THE PROBLEM — Retype each line of the material exactly, please, skipping any picture in it.

GIVEN DATA —
● ● ● ● ● ● ●
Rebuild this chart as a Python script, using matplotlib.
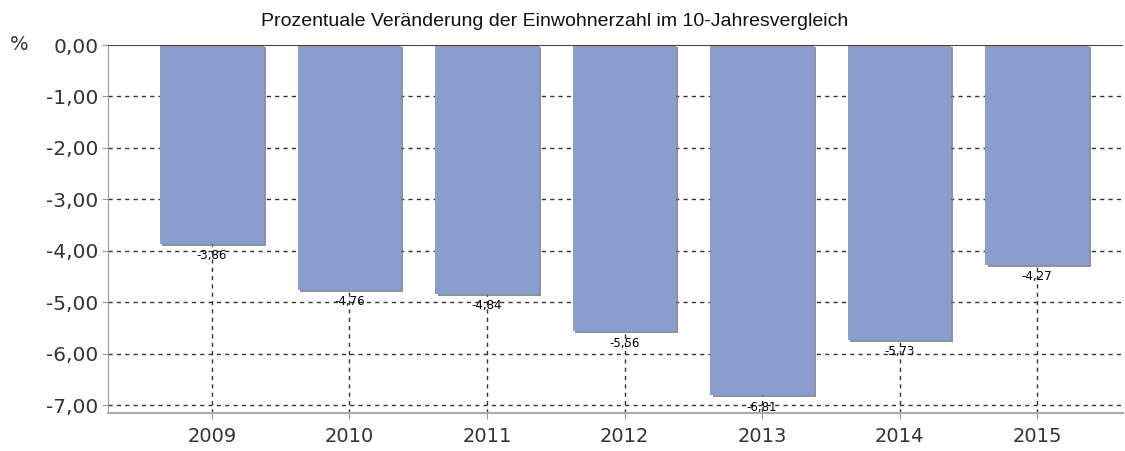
import matplotlib
matplotlib.use("Agg")
import matplotlib.pyplot as plt
import matplotlib.patheffects as pe

years = ["2009", "2010", "2011", "2012", "2013", "2014", "2015"]
values = [-3.86, -4.76, -4.84, -5.56, -6.81, -5.73, -4.27]
yticks = [0, -1, -2, -3, -4, -5, -6, -7]
title = "Prozentuale Veränderung der Einwohnerzahl im 10-Jahresvergleich"

fig = plt.figure(figsize=(11.25, 4.51), dpi=100)
ax = fig.add_axes([108/1125, 1-413/451, (1123-108)/1125, (413-45)/451])

x = list(range(len(years)))
bars = ax.bar(x, values, width=0.75, color="#8a9dcf", zorder=3,
              path_effects=[pe.SimplePatchShadow(offset=(1.5, -1.5), shadow_rgbFace="#777777", alpha=0.8), pe.Normal()])

ax.set_xlim(-0.756, 6.625)
ax.set_ylim(-7.155, 0)

for t in yticks[1:]:
    ax.axhline(t, color="#333333", lw=1.0, ls=(0, (3, 3)), zorder=1)
for xi in x:
    ax.axvline(xi, color="#333333", lw=1.0, ls=(0, (3, 3)), zorder=1)
ax.axhline(0, color="#5a3a30", lw=1.5, zorder=4)

for xi, v in zip(x, values):
    ax.annotate(f"{v:.2f}".replace(".", ","), (xi, v), xytext=(0, -4), textcoords="offset points",
                ha="center", va="top", fontsize=8.5, family="DejaVu Sans", color="#000000", zorder=5)

ax.set_yticks(yticks)
ax.set_yticklabels([f"{t:.2f}".replace(".", ",") for t in yticks], fontsize=14.5, color="#333333", family="DejaVu Sans")
ax.set_xticks(x)
ax.set_xticklabels(years, fontsize=14, color="#333333", family="DejaVu Sans")
ax.tick_params(axis="y", length=4, color="#999999", pad=3)
ax.tick_params(axis="x", length=4, color="#999999", pad=6)

for s in ["top", "right"]:
    ax.spines[s].set_visible(False)
ax.spines["left"].set_color("#999999")
ax.spines["bottom"].set_color("#aaaaaa")
ax.spines["bottom"].set_linewidth(1.5)

fig.text(10/1125, 1-45/451, "%", fontsize=14, color="#333333", va="center", ha="left", family="DejaVu Sans")
fig.text(555/1125, 1-21/451, title, fontsize=14, ha="center", va="center", family="Liberation Sans", color="#111111")

fig.savefig("out.png", dpi=100)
● ● ● ● ● ● ●
RESULT FOR THIS TASK —
Rebuild this chart as a Python script, using matplotlib.
import matplotlib
matplotlib.use("Agg")
import matplotlib.pyplot as plt
import matplotlib.patheffects as pe

years = ["2009", "2010", "2011", "2012", "2013", "2014", "2015"]
values = [-3.86, -4.76, -4.84, -5.56, -6.81, -5.73, -4.27]
yticks = [0, -1, -2, -3, -4, -5, -6, -7]
title = "Prozentuale Veränderung der Einwohnerzahl im 10-Jahresvergleich"

fig = plt.figure(figsize=(11.25, 4.51), dpi=100)
ax = fig.add_axes([108/1125, 1-413/451, (1123-108)/1125, (413-45)/451])

x = list(range(len(years)))
bars = ax.bar(x, values, width=0.75, color="#8a9dcf", zorder=3,
              path_effects=[pe.SimplePatchShadow(offset=(1.5, -1.5), shadow_rgbFace="#777777", alpha=0.8), pe.Normal()])

ax.set_xlim(-0.756, 6.625)
ax.set_ylim(-7.155, 0)

for t in yticks[1:]:
    ax.axhline(t, color="#333333", lw=1.0, ls=(0, (3, 3)), zorder=1)
for xi in x:
    ax.axvline(xi, color="#333333", lw=1.0, ls=(0, (3, 3)), zorder=1)
ax.axhline(0, color="#5a3a30", lw=1.5, zorder=4)

for xi, v in zip(x, values):
    ax.annotate(f"{v:.2f}".replace(".", ","), (xi, v), xytext=(0, -4), textcoords="offset points",
                ha="center", va="top", fontsize=8.5, family="DejaVu Sans", color="#000000", zorder=5)

ax.set_yticks(yticks)
ax.set_yticklabels([f"{t:.2f}".replace(".", ",") for t in yticks], fontsize=14.5, color="#333333", family="DejaVu Sans")
ax.set_xticks(x)
ax.set_xticklabels(years, fontsize=14, color="#333333", family="DejaVu Sans")
ax.tick_params(axis="y", length=4, color="#999999", pad=3)
ax.tick_params(axis="x", length=4, color="#999999", pad=6)

for s in ["top", "right"]:
    ax.spines[s].set_visible(False)
ax.spines["left"].set_color("#999999")
ax.spines["bottom"].set_color("#aaaaaa")
ax.spines["bottom"].set_linewidth(1.5)

fig.text(10/1125, 1-45/451, "%", fontsize=14, color="#333333", va="center", ha="left", family="DejaVu Sans")
fig.text(555/1125, 1-21/451, title, fontsize=14, ha="center", va="center", family="Liberation Sans", color="#111111")

fig.savefig("out.png", dpi=100)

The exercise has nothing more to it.